(“the simpleton”)
1959, Hindi, approx. 157 minutes
Directed by Hrishikesh Mukherjee
Produced by L. B. Lachman
Story, Screenplay, and Dialogues: Inder Raj Anand; Lyrics: Hasrat, Shailendra; Music: Shankar-Jaikishan; Cinematography: Jaywant R. Pathare; Art Direction: M. R. Achrekar; Settings: K. Damodar
In a directorial career spanning some forty years, Hrishikesh Mukherjee made an equal number of what are often called “middle class” films. The label refers to their assumed target viewers who, like most of the principal characters in their narratives, were urban, educated people of secure but not lavish means, employed in white collar or professional jobs. But the designation might equally refer to their stylistic location somewhere between big budget, operatic masala melodramas, and the more austere and personal (and usually commercially unviable) visions of so-called “artfilm” or “alternative cinema” directors.

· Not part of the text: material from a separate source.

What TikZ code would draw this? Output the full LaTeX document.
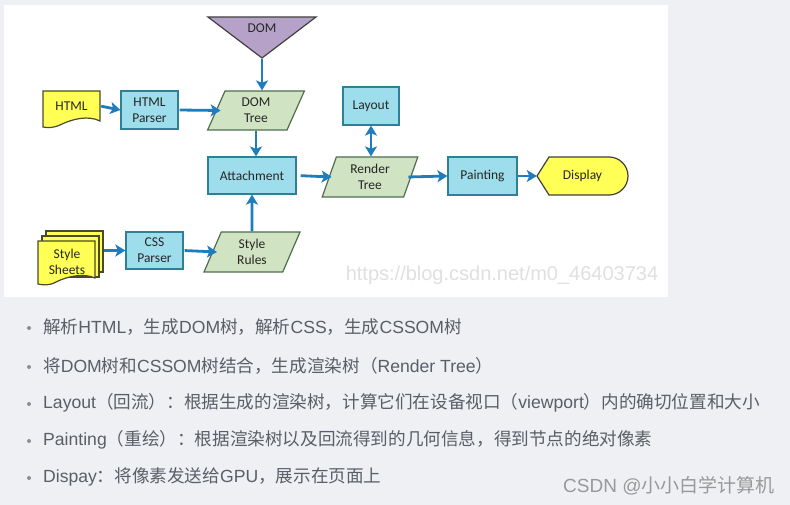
\documentclass[tikz,border=0pt]{standalone}
\usepackage{fontspec}
\setmainfont{Carlito}
\newfontfamily\cjkfont{Noto Sans CJK SC}
\newfontfamily\wmfont{Liberation Sans}
\newcommand{\lt}[1]{{\wmfont #1}}
\usetikzlibrary{arrows.meta,shapes.geometric}
\definecolor{pagebg}{HTML}{EEF0F3}
\definecolor{procfill}{HTML}{9EDDEB}
\definecolor{procdraw}{HTML}{2F7F97}
\definecolor{datafill}{HTML}{D0E3C3}
\definecolor{datadraw}{HTML}{4F6E4F}
\definecolor{docfill}{HTML}{FFFF55}
\definecolor{docdraw}{HTML}{4A4A2A}
\definecolor{mergefill}{HTML}{B6A2C9}
\definecolor{flow}{HTML}{1F7DBE}
\definecolor{bodytext}{HTML}{5A5E66}
\tikzset{
  every node/.style={font=\fontsize{13.5}{15}\selectfont, text=black!85, align=center, inner sep=0pt},
  procbox/.style={rectangle, draw=procdraw, fill=procfill, line width=1.2pt},
  databox/.style={trapezium, trapezium left angle=72, trapezium right angle=108,
    trapezium stretches=true, draw=datadraw, fill=datafill, line width=1.2pt},
  docshape/.style={draw=docdraw, fill=docfill, line width=1.2pt},
  flowarrow/.style={draw=flow, line width=2.8pt, -{Stealth[length=10pt,width=12pt,inset=2.5pt]}},
  bidarrow/.style={draw=flow, line width=2.8pt, {Stealth[length=10pt,width=12pt,inset=2.5pt]}-{Stealth[length=10pt,width=12pt,inset=2.5pt]}},
  bullettext/.style={anchor=west, font=\cjkfont\fontsize{17.6}{20}\selectfont, text=bodytext},
  bulletdot/.style={circle, fill=bodytext!70, minimum size=4pt}
}
\begin{document}
\begin{tikzpicture}[x=1pt,y=-1pt]
\useasboundingbox (0,0) rectangle (790,505);
\fill[pagebg] (0,0) rectangle (790,505);
\fill[white] (4,5) rectangle (668,297);

% DOM triangle
\draw[fill=mergefill, draw=black!75, line width=1.2pt] (208,17) -- (316,17) -- (262,58) -- cycle;
\node (dom) at (262,28) {DOM};
\coordinate (domtip) at (262,59);

% HTML document
\draw[docshape] (43,91) -- (100,91) -- (100,121)
  .. controls (88,115) and (72,119) .. (60,125)
  .. controls (53,128) and (48,128) .. (43,127) -- cycle;
\node[minimum width=57pt, minimum height=30pt] (html) at (71.5,106) {HTML};

% HTML Parser
\node[procbox, minimum width=57pt, minimum height=38pt] (htmlparser) at (149.5,110) {HTML\\[1pt]Parser};

% DOM Tree
\node[databox, minimum width=97pt, minimum height=39pt] (domtree) at (256,110.5) {DOM\\[1pt]Tree};

% Layout
\node[procbox, minimum width=56pt, minimum height=38pt] (layout) at (371,106) {Layout};

% Attachment
\node[procbox, minimum width=88pt, minimum height=37pt] (attach) at (252,175.5) {Attachment};

% Render Tree
\node[databox, minimum width=96pt, minimum height=40pt] (render) at (370,177) {Render\\[1pt]Tree};

% Painting
\node[procbox, minimum width=69pt, minimum height=38pt] (paint) at (482.5,176) {Painting};

% Display
\draw[fill=docfill, draw=black!75, line width=1.2pt] (537,176) -- (549,157) -- (609,157)
  arc[start angle=-90, end angle=90, radius=19] -- (549,195) -- cycle;
\node[minimum width=91pt, minimum height=38pt] (display) at (582.5,176) {Display};

% Style Sheets stack
\draw[docshape] (46,231) rectangle (103,272);
\draw[docshape] (42,236) rectangle (99,277);
\draw[docshape] (38,241) -- (95,241) -- (95,278)
  .. controls (84,273) and (68,276) .. (56,282)
  .. controls (49,286) and (43,285) .. (38,284) -- cycle;
\node (sheets) at (67,262) {Style\\[1pt]Sheets};
\coordinate (sheetsout) at (104,250.5);

% CSS Parser
\node[procbox, minimum width=57pt, minimum height=37pt] (cssparser) at (154.5,250.5) {CSS\\[1pt]Parser};

% Style Rules
\node[databox, minimum width=96pt, minimum height=40pt] (rules) at (252,252) {Style\\[1pt]Rules};

% connectors
\draw[flowarrow] (domtip) -- (domtip |- domtree.north);
\draw[flowarrow, shorten <=1pt] (html.east) -- (htmlparser.west);
\draw[flowarrow, shorten <=1pt] (htmlparser.east) -- ([xshift=5pt]domtree.west);
\draw[flowarrow] (domtree.south) -- (attach.north -| domtree.south);
\draw[flowarrow] (rules.north) -- (attach.south);
\draw[flowarrow, shorten <=4pt] (attach.east) -- ([xshift=3pt]render.west);
\draw[bidarrow] (render.north -| layout.south) -- (layout.south);
\draw[flowarrow, shorten <=1pt] ([xshift=-4pt]render.east) -- (paint.west);
\draw[flowarrow] (paint.east) -- (display.west);
\draw[flowarrow] (sheetsout) -- (cssparser.west);
\draw[flowarrow, shorten <=1pt] (cssparser.east) -- ([xshift=5pt]rules.west);

% image watermark
\node[anchor=center, font=\wmfont\fontsize{20}{22}\selectfont, text=black!12] (wm1) at (502,275) {https://blog.csdn.net/m0\_46403734};

% bullet list
\node[bulletdot] (d1) at (29,328) {};
\node[bullettext] (t1) at (43,327) {解析\lt{HTML}，生成\lt{DOM}树，解析\lt{CSS}，生成\lt{CSSOM}树};
\node[bulletdot] (d2) at (29,367) {};
\node[bullettext] (t2) at (43,366) {将\lt{DOM}树和\lt{CSSOM}树结合，生成渲染树（\lt{Render Tree}）};
\node[bulletdot] (d3) at (29,404) {};
\node[bullettext] (t3) at (43,403) {\lt{Layout}（回流）：根据生成的渲染树，计算它们在设备视口（\lt{viewport}）内的确切位置和大小};
\node[bulletdot] (d4) at (29,441) {};
\node[bullettext] (t4) at (43,440) {\lt{Painting}（重绘）：根据渲染树以及回流得到的几何信息，得到节点的绝对像素};
\node[bulletdot] (d5) at (29,478) {};
\node[bullettext] (t5) at (43,477) {\lt{Dispay}：将像素发送给\lt{GPU}，展示在页面上};

% CSDN watermark
\node[anchor=west, font=\cjkfont\fontsize{19}{21}\selectfont, text=black!40] (wm2) at (563,486) {\lt{CSDN @}小小白学计算机};
\end{tikzpicture}
\end{document}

Though usually made on modest budgets, Mukherjee’s films adhere to many of the conventions of the mainstream commercial cinema—storylines that rely heavily on both comedy and pathos, music and dance scored by eminent Bombay composers, and big name (or “A-list”) stars—who regularly chose to work for Mukherjee both because of his benign personality and reputation for integrity, and because his scripts gave them the opportunity to appear in more challenging or non-standard roles (e.g., Amitabh Bachchan as a struggling musician in ALAAP, Rajesh Khanna as a dying cancer patient in ANAND, Dharmendra as himself in GUDDI). In contrast to the wide-canvas, “epic” look of more lavishly-budgeted films, Mukherjee’s have a characteristically closer-focus and unpretentious style that often displays crisp and inventive camerawork, as well as a resourceful use of modest sets and locations. Many of these films enjoyed appropriately modest commercial success when they were released, and they have held their own over the years and indeed, have grown more beloved to viewers with the passage of time. Today, Mukherjee (a Bengali who trained under the famed Bimal Roy, and who turned eighty in 2002) is regarded as one of the grand old men of the Hindi film industry.